Жестокость и ненависть, по понятиям докладчика, — главное достоинство! Чумандрин в целом одобряет его рассказы и повести, но указывает и на недостатки: «…нет указаний на то, откуда придет гибель мещанства». Известно откуда — от Чумандрина. Он продолжает:
«Меня в данном случае интересуют не столько его прославленные рассказы, сколько его повести и недавно вышедшая — плохо встреченная книжка “Письма к писателю”. Эта примечательная книжка была встречена очень странно, благожелательно настроенная критика конфузливо отмалчивалась, а критика враждебная резко и вульгарно напала на эту книжку… Эта книга означает решительный перелом в нашу сторону! Зощенко пишет во вступлении: “Это сознательные граждане, которые задумались о жизни, о своей судьбе, о деньгах и литературе… это целый ряд лиц, начиная от явных пройдох и мошенников, кончая прекраснодушными, 'гуманными' человечками и обывателями…”»
Эти «гуманные человечки», по Чумандрину, хуже всех!
«…Таким замечанием Зощенко резко отделяет себя от людей, проповедующих гуманность, в наше время беспощадной — очень часто кровавой борьбы за социализм!»

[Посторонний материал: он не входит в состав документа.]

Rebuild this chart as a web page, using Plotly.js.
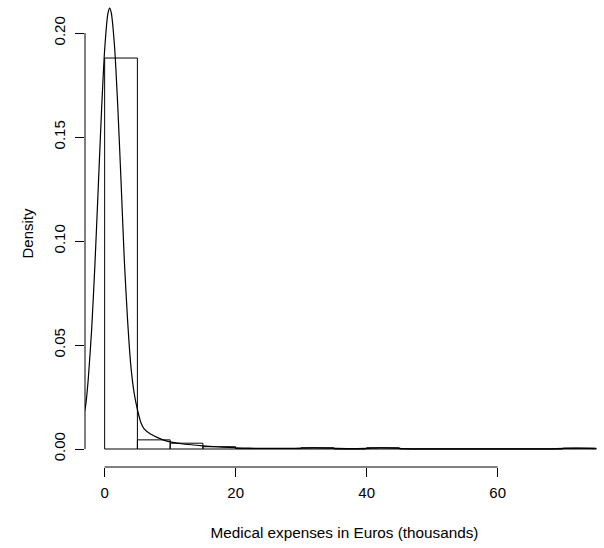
<!DOCTYPE html>
<html>
<head>
<meta charset="utf-8">
<script src="https://cdn.plot.ly/plotly-3.0.1.min.js"></script>
<style>
  html, body { margin: 0; padding: 0; background: #ffffff; overflow: hidden; }
  #chart { width: 604px; height: 548px; }
</style>
</head>
<body>
<div id="chart"></div>
<script>
// Histogram breaks (thousands of euros) and bin densities
const breaks = [0, 5, 10, 15, 20, 25, 30, 35, 40, 45, 50, 55, 60, 65, 70, 75];
const densities = [0.188, 0.0044, 0.0028, 0.0011, 0.0002, 0.0002, 0.0006, 0.0, 0.0006, 0.0, 0.0, 0.0, 0.0, 0.0, 0.0004];

// Kernel density curve
const curveX = [-3.2, -2.9, -2.5, -2, -1.5, -1, -0.5, 0, 0.5, 0.76, 1, 1.5, 2, 2.5, 3, 3.5, 4, 4.5, 5, 5.5, 6, 7, 8, 9, 10, 12, 14, 16, 18, 20, 22, 25, 28, 30, 32, 34, 37, 40, 42, 44, 47, 50, 55, 60, 65, 68, 70, 72, 74, 75.1];
const curveY = [0.016, 0.0209, 0.0337, 0.0567, 0.0876, 0.124, 0.161, 0.192, 0.2095, 0.212, 0.2099, 0.194, 0.165, 0.129, 0.091, 0.062, 0.040, 0.027, 0.019, 0.013, 0.0098, 0.0072, 0.0056, 0.0043, 0.0034, 0.0024, 0.0018, 0.0013, 0.0009, 0.0006, 0.0004, 0.0003, 0.0003, 0.0004, 0.0005, 0.0004, 0.0002, 0.0003, 0.0005, 0.0004, 0.0001, 0.00005, 0.00003, 0.00003, 0.00003, 0.0001, 0.0003, 0.0004, 0.0003, 0.0002];

// Axis ticks
const xTicks = [0, 20, 40, 60];
const xTickLabels = ["0", "20", "40", "60"];
const yTicks = [0, 0.05, 0.10, 0.15, 0.20];
const yTickLabels = ["0.00", "0.05", "0.10", "0.15", "0.20"];

const xTitle = "Medical expenses in Euros (thousands)";
const yTitle = "Density";

const centers = densities.map((d, i) => (breaks[i] + breaks[i + 1]) / 2);
const widths = densities.map((d, i) => breaks[i + 1] - breaks[i]);

const FONT = "Liberation Sans, Arial, Helvetica, sans-serif";

const traces = [
  {
    type: "bar",
    x: centers,
    y: densities,
    width: widths,
    marker: { color: "rgba(0,0,0,0)", line: { color: "#000000", width: 1 } },
    hoverinfo: "skip",
    showlegend: false
  },
  {
    type: "scatter",
    mode: "lines",
    x: curveX,
    y: curveY,
    line: { color: "#000000", width: 1.2, shape: "spline", smoothing: 0.6 },
    hoverinfo: "skip",
    showlegend: false
  }
];

const layout = {
  width: 604,
  height: 548,
  margin: { l: 85, r: 0, t: 0, b: 81 },
  paper_bgcolor: "#ffffff",
  plot_bgcolor: "#ffffff",
  font: { family: FONT, size: 15, color: "#000000" },
  showlegend: false,
  xaxis: {
    range: [-3, 76.24],
    tickmode: "array",
    tickvals: xTicks,
    ticktext: xTickLabels,
    ticks: "outside",
    ticklen: 9,
    tickwidth: 1,
    tickcolor: "#000000",
    ticklabelstandoff: 3,
    showline: false,
    showgrid: false,
    zeroline: false,
    tickfont: { family: FONT, size: 15, color: "#000000" },
    title: { text: xTitle, font: { family: FONT, size: 15.3, color: "#000000" }, standoff: 27 }
  },
  yaxis: {
    range: [-0.00865, 0.2159],
    tickmode: "array",
    tickvals: yTicks,
    ticktext: yTickLabels,
    tickangle: -90,
    ticks: "outside",
    ticklen: 9,
    tickwidth: 1,
    tickcolor: "#000000",
    ticklabelstandoff: 4,
    showline: false,
    showgrid: false,
    zeroline: false,
    tickfont: { family: FONT, size: 15, color: "#000000" },
    title: { text: yTitle, font: { family: FONT, size: 15, color: "#000000" }, standoff: 13 }
  },
  shapes: [
    {
      type: "line", xref: "x", yref: "paper",
      x0: xTicks[0], x1: xTicks[xTicks.length - 1], y0: 0, y1: 0,
      line: { color: "#000000", width: 1 }
    },
    {
      type: "line", xref: "paper", yref: "y",
      x0: 0, x1: 0, y0: yTicks[0], y1: yTicks[yTicks.length - 1],
      line: { color: "#000000", width: 1 }
    }
  ]
};

Plotly.newPlot("chart", traces, layout, { displayModeBar: false, staticPlot: true });
</script>
</body>
</html>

При слове «кровавой» присутствующим, наверное, пришлось встать и захлопать. В общем, моральный диапазон М. Чумандрина ясен. «Гуманизм» — дело последнее. Слово «кровавый» — нашенское, «доброе». Вопрос: стремился ли на самом деле Зощенко соответствовать людоедским восторгам Чумандрина? Однако главное литературное достоинство, а именно — ненависть, Чумандрин в книге находит и в целом книгу одобряет: «И вообще, приятно отметить яркую публицистичность этой книги Зощенко!»